» **OBJECTIVE**: Word for word, give the material below again, minus any images.

§ §

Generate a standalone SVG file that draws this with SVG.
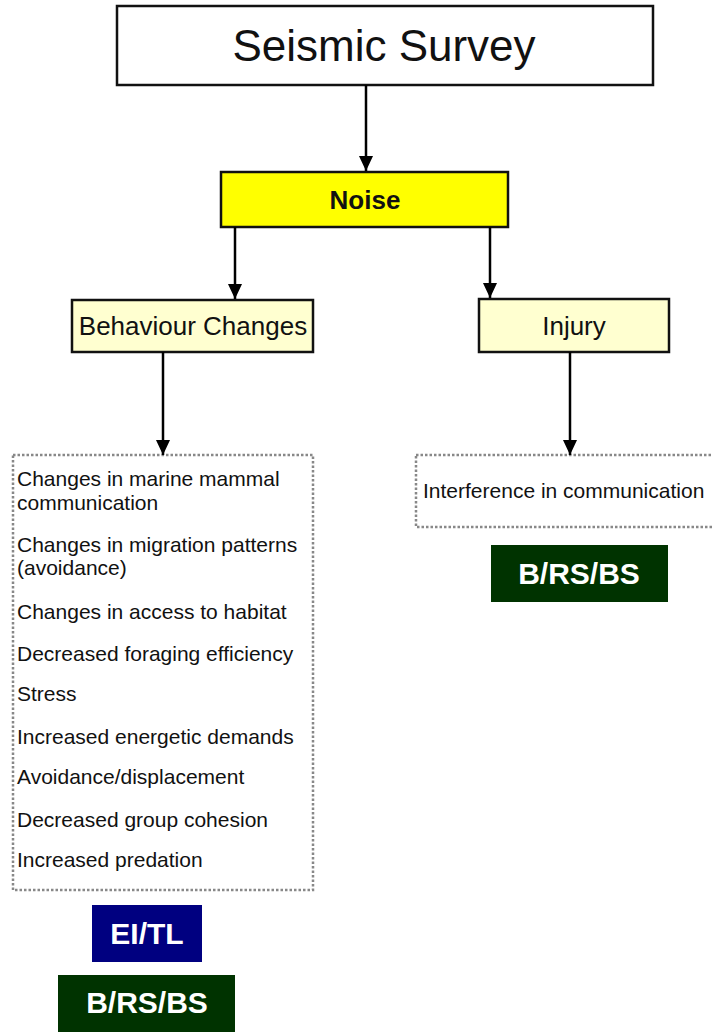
<svg xmlns="http://www.w3.org/2000/svg" width="712" height="1032" viewBox="0 0 712 1032">
<defs>
<marker id="arr" viewBox="0 0 15 14" refX="15" refY="7" markerWidth="15" markerHeight="14" markerUnits="userSpaceOnUse" orient="auto">
<path d="M0,0 L15,7 L0,14 Z" fill="#000"/>
</marker>
</defs>
<style>
text{font-family:"Liberation Sans",Arial,sans-serif;fill:#111}
.box{stroke:#111;stroke-width:2.5}
.lbl{font-size:26px;text-anchor:middle}
.list{fill:#fff;stroke:#888;stroke-width:2.5;stroke-dasharray:2.5 2}
.item{font-size:21px}
.tag{font-size:30px;font-weight:bold;fill:#fff;text-anchor:middle}
.conn{stroke:#000;stroke-width:2.5;fill:none}
</style>
<rect width="712" height="1032" fill="#fff"/>
<g id="seismic">
<rect class="box" x="117" y="6" width="536" height="79" fill="#fff"/>
<text x="384" y="61" font-size="44" text-anchor="middle">Seismic Survey</text>
</g>
<g id="noise">
<rect class="box" x="221" y="172" width="287" height="55" fill="#ffff00"/>
<text class="lbl" x="365" y="209" font-weight="bold">Noise</text>
</g>
<g id="behaviour">
<rect class="box" x="72" y="300" width="241" height="52" fill="#ffffd0"/>
<text class="lbl" x="193" y="335">Behaviour Changes</text>
</g>
<g id="injury">
<rect class="box" x="479" y="299" width="190" height="53" fill="#ffffd0"/>
<text class="lbl" x="574" y="335">Injury</text>
</g>
<g id="behaviour-list">
<rect class="list" x="13" y="455" width="300" height="435"/>
<text class="item" x="17" y="486">Changes in marine mammal</text>
<text class="item" x="17" y="510">communication</text>
<text class="item" x="17" y="552">Changes in migration patterns</text>
<text class="item" x="17" y="575">(avoidance)</text>
<text class="item" x="17" y="619">Changes in access to habitat</text>
<text class="item" x="17" y="661">Decreased foraging efficiency</text>
<text class="item" x="17" y="701">Stress</text>
<text class="item" x="17" y="744">Increased energetic demands</text>
<text class="item" x="17" y="784">Avoidance/displacement</text>
<text class="item" x="17" y="827">Decreased group cohesion</text>
<text class="item" x="17" y="867">Increased predation</text>
</g>
<g id="injury-list">
<rect class="list" x="416" y="455" width="310" height="72"/>
<text class="item" x="423" y="498">Interference in communication</text>
</g>
<g id="tag-eitl">
<rect x="92" y="905" width="110" height="57" fill="#000080"/>
<text class="tag" x="147" y="944">EI/TL</text>
</g>
<g id="tag-brsbs-left">
<rect x="58" y="975" width="177" height="57" fill="#003300"/>
<text class="tag" x="147" y="1013">B/RS/BS</text>
</g>
<g id="tag-brsbs-right">
<rect x="491" y="545" width="177" height="57" fill="#003300"/>
<text class="tag" x="579" y="584">B/RS/BS</text>
</g>
<g id="connectors">
<line class="conn" x1="366" y1="85" x2="366" y2="171" marker-end="url(#arr)"/>
<line class="conn" x1="235" y1="227" x2="235" y2="299" marker-end="url(#arr)"/>
<line class="conn" x1="490" y1="227" x2="490" y2="298" marker-end="url(#arr)"/>
<line class="conn" x1="163" y1="352" x2="163" y2="455" marker-end="url(#arr)"/>
<line class="conn" x1="570" y1="352" x2="570" y2="455" marker-end="url(#arr)"/>
</g>
</svg>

§ §

» **THE RESPONSE**:
Generate a standalone SVG file that draws this with SVG.
<svg xmlns="http://www.w3.org/2000/svg" width="712" height="1032" viewBox="0 0 712 1032">
<defs>
<marker id="arr" viewBox="0 0 15 14" refX="15" refY="7" markerWidth="15" markerHeight="14" markerUnits="userSpaceOnUse" orient="auto">
<path d="M0,0 L15,7 L0,14 Z" fill="#000"/>
</marker>
</defs>
<style>
text{font-family:"Liberation Sans",Arial,sans-serif;fill:#111}
.box{stroke:#111;stroke-width:2.5}
.lbl{font-size:26px;text-anchor:middle}
.list{fill:#fff;stroke:#888;stroke-width:2.5;stroke-dasharray:2.5 2}
.item{font-size:21px}
.tag{font-size:30px;font-weight:bold;fill:#fff;text-anchor:middle}
.conn{stroke:#000;stroke-width:2.5;fill:none}
</style>
<rect width="712" height="1032" fill="#fff"/>
<g id="seismic">
<rect class="box" x="117" y="6" width="536" height="79" fill="#fff"/>
<text x="384" y="61" font-size="44" text-anchor="middle">Seismic Survey</text>
</g>
<g id="noise">
<rect class="box" x="221" y="172" width="287" height="55" fill="#ffff00"/>
<text class="lbl" x="365" y="209" font-weight="bold">Noise</text>
</g>
<g id="behaviour">
<rect class="box" x="72" y="300" width="241" height="52" fill="#ffffd0"/>
<text class="lbl" x="193" y="335">Behaviour Changes</text>
</g>
<g id="injury">
<rect class="box" x="479" y="299" width="190" height="53" fill="#ffffd0"/>
<text class="lbl" x="574" y="335">Injury</text>
</g>
<g id="behaviour-list">
<rect class="list" x="13" y="455" width="300" height="435"/>
<text class="item" x="17" y="486">Changes in marine mammal</text>
<text class="item" x="17" y="510">communication</text>
<text class="item" x="17" y="552">Changes in migration patterns</text>
<text class="item" x="17" y="575">(avoidance)</text>
<text class="item" x="17" y="619">Changes in access to habitat</text>
<text class="item" x="17" y="661">Decreased foraging efficiency</text>
<text class="item" x="17" y="701">Stress</text>
<text class="item" x="17" y="744">Increased energetic demands</text>
<text class="item" x="17" y="784">Avoidance/displacement</text>
<text class="item" x="17" y="827">Decreased group cohesion</text>
<text class="item" x="17" y="867">Increased predation</text>
</g>
<g id="injury-list">
<rect class="list" x="416" y="455" width="310" height="72"/>
<text class="item" x="423" y="498">Interference in communication</text>
</g>
<g id="tag-eitl">
<rect x="92" y="905" width="110" height="57" fill="#000080"/>
<text class="tag" x="147" y="944">EI/TL</text>
</g>
<g id="tag-brsbs-left">
<rect x="58" y="975" width="177" height="57" fill="#003300"/>
<text class="tag" x="147" y="1013">B/RS/BS</text>
</g>
<g id="tag-brsbs-right">
<rect x="491" y="545" width="177" height="57" fill="#003300"/>
<text class="tag" x="579" y="584">B/RS/BS</text>
</g>
<g id="connectors">
<line class="conn" x1="366" y1="85" x2="366" y2="171" marker-end="url(#arr)"/>
<line class="conn" x1="235" y1="227" x2="235" y2="299" marker-end="url(#arr)"/>
<line class="conn" x1="490" y1="227" x2="490" y2="298" marker-end="url(#arr)"/>
<line class="conn" x1="163" y1="352" x2="163" y2="455" marker-end="url(#arr)"/>
<line class="conn" x1="570" y1="352" x2="570" y2="455" marker-end="url(#arr)"/>
</g>
</svg>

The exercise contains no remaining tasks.